2. Resolution of Cancellation Problem: Implemented a direct calculation of $E_\parallel$ via electron force balance, enabling stable and accurate electromagnetic simulations without the numerical instabilities plaguing previous methods.
3. Critical Role of $\hat{\delta}$ and $\delta B_\parallel$:
   • Identified that neglecting the $\hat{\delta}$ current term (related to coordinate non-orthogonality) leads to significant errors in kink growth rates (underestimating by a factor of ~5 in benchmarks).
   • Demonstrated that compressible magnetic perturbations ($\delta B_\parallel$) are not negligible; removing them from the continuity equation completely stabilizes the kink mode, whereas including them yields growth rates comparable to experimental observations.
4. Accurate $J_{\parallel 0}$ Calculation: Developed robust numerical methods (using force balance and Boozer coordinates) to calculate the equilibrium parallel current, showing that poloidal variations in $J_{\parallel 0}$ are critical for current-driven instabilities.
5. Large-Scale Simulation Database: Generated a massive dataset of over 5,000 simulations on the Summit supercomputer, bridging the gap between first-principles physics and data-driven prediction.

4. Results

• Code Benchmarking: The GTC model was benchmarked against other kinetic-MHD codes (GAM-solver, M3D-C1, NOVA-K, XTOR-K) for the DIII-D shot #141216 (internal kink mode).
  • Results showed excellent agreement in the long-wavelength limit.
  • The inclusion of accurate $J_{\parallel 0}$ (including the $\hat{\delta}$ term) and $\delta B_\parallel$ was found to be essential for recovering the correct linear growth rates and nonlinear dynamics.
• Fluid Model Verification: The model was verified to reduce correctly to two-fluid and single-fluid ideal MHD models, matching analytical dispersion relations.
• Statistical Analysis of Kink Instability: Analysis of the 5,758 simulation database revealed the most critical parameters for predicting kink instability:
  • Radial location of the $q=1$ flux surface.
  • Minimum safety factor ($q_{min}$).
  • Pressure gradient at the $q=1$ surface.
  • Plasma beta ($\beta$) inside the $q=1$ surface.
  • The surrogate model trained on this data successfully predicts linear kink drive, though low correlation coefficients suggest the need for more complex ML models for high-precision prediction.

5. Significance

This work represents a major step forward in fusion plasma simulation by unifying the treatment of kinetic and MHD physics within a single, rigorous gyrokinetic framework.

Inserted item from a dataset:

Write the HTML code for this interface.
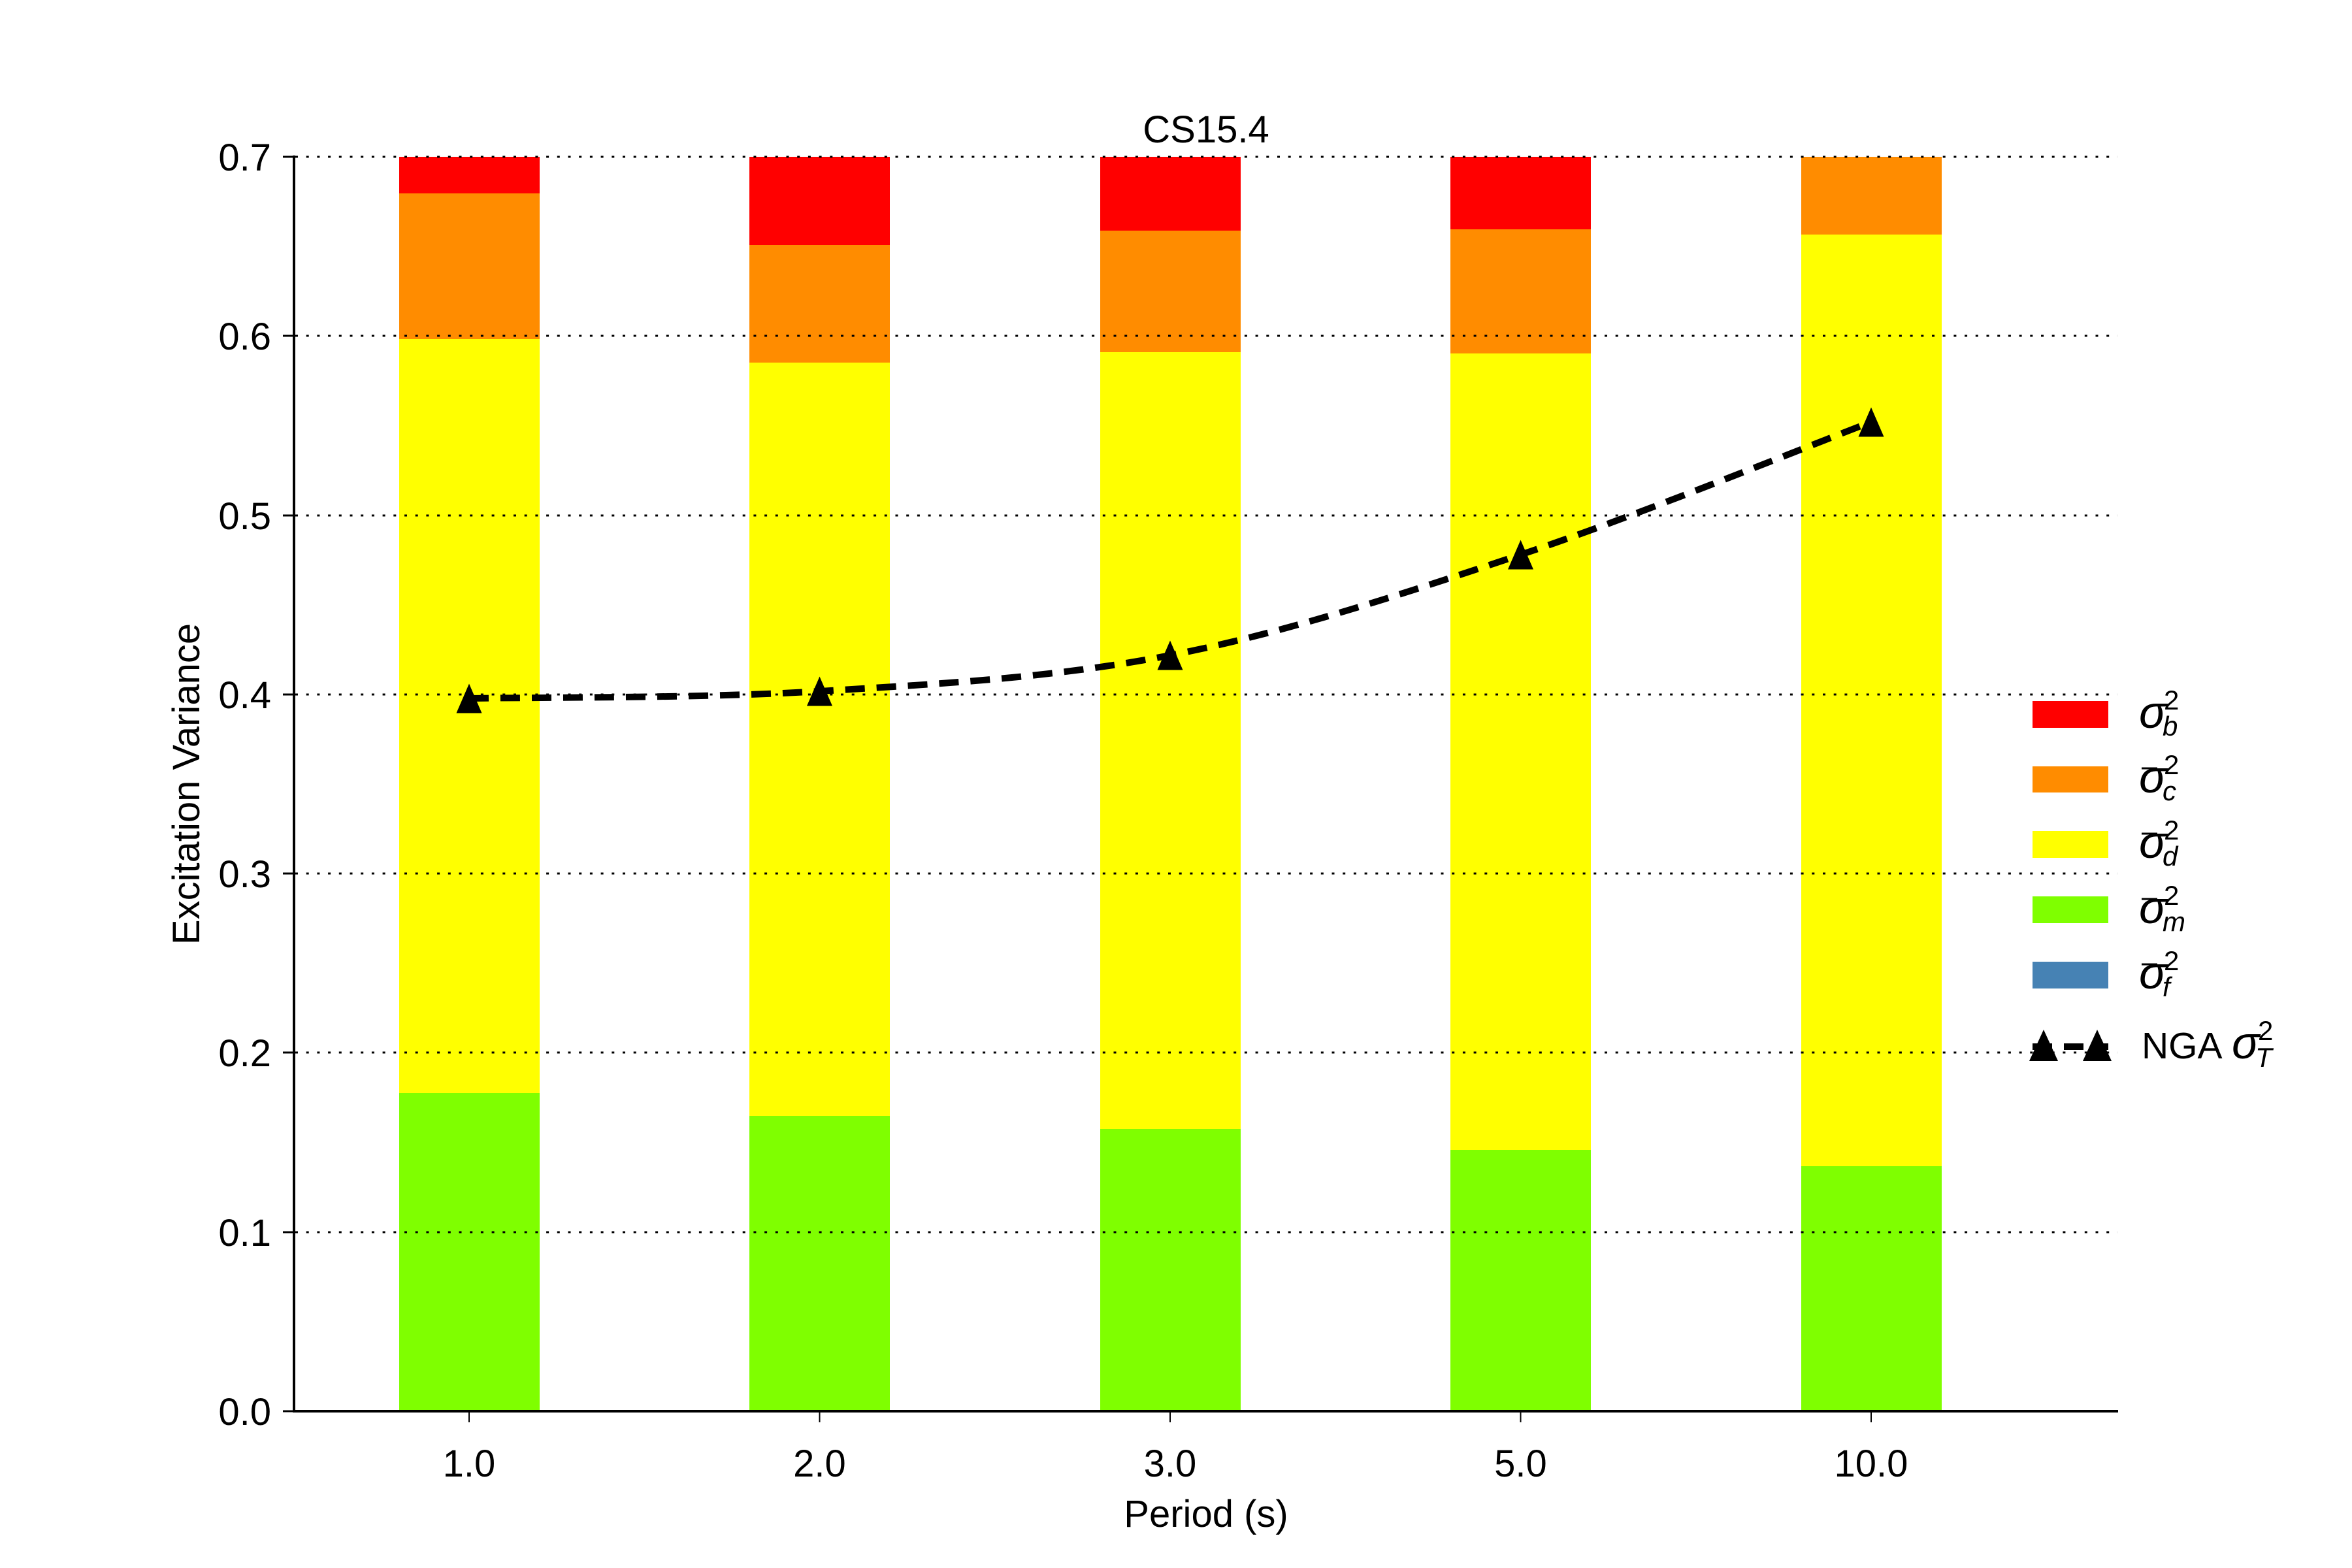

• Predictive Capability: It provides a validated tool for predicting the stability of burning plasmas in future reactors like ITER, where the interplay between energetic particles, turbulence, and MHD is critical.
• Computational Efficiency: By resolving the cancellation problem and utilizing efficient numerical schemes (including GPU optimization), the code can handle the immense spatial and temporal scales required for multiscale simulations.
• Physics Insights: The study fundamentally changes the understanding of kink mode drivers, emphasizing that accurate coordinate geometry ($\hat{\delta}$) and compressible magnetic effects are not minor corrections but dominant factors in stability.
• Data-Driven Fusion: The creation of a large-scale simulation database for machine learning applications opens new avenues for real-time plasma control and rapid stability assessment in experimental devices.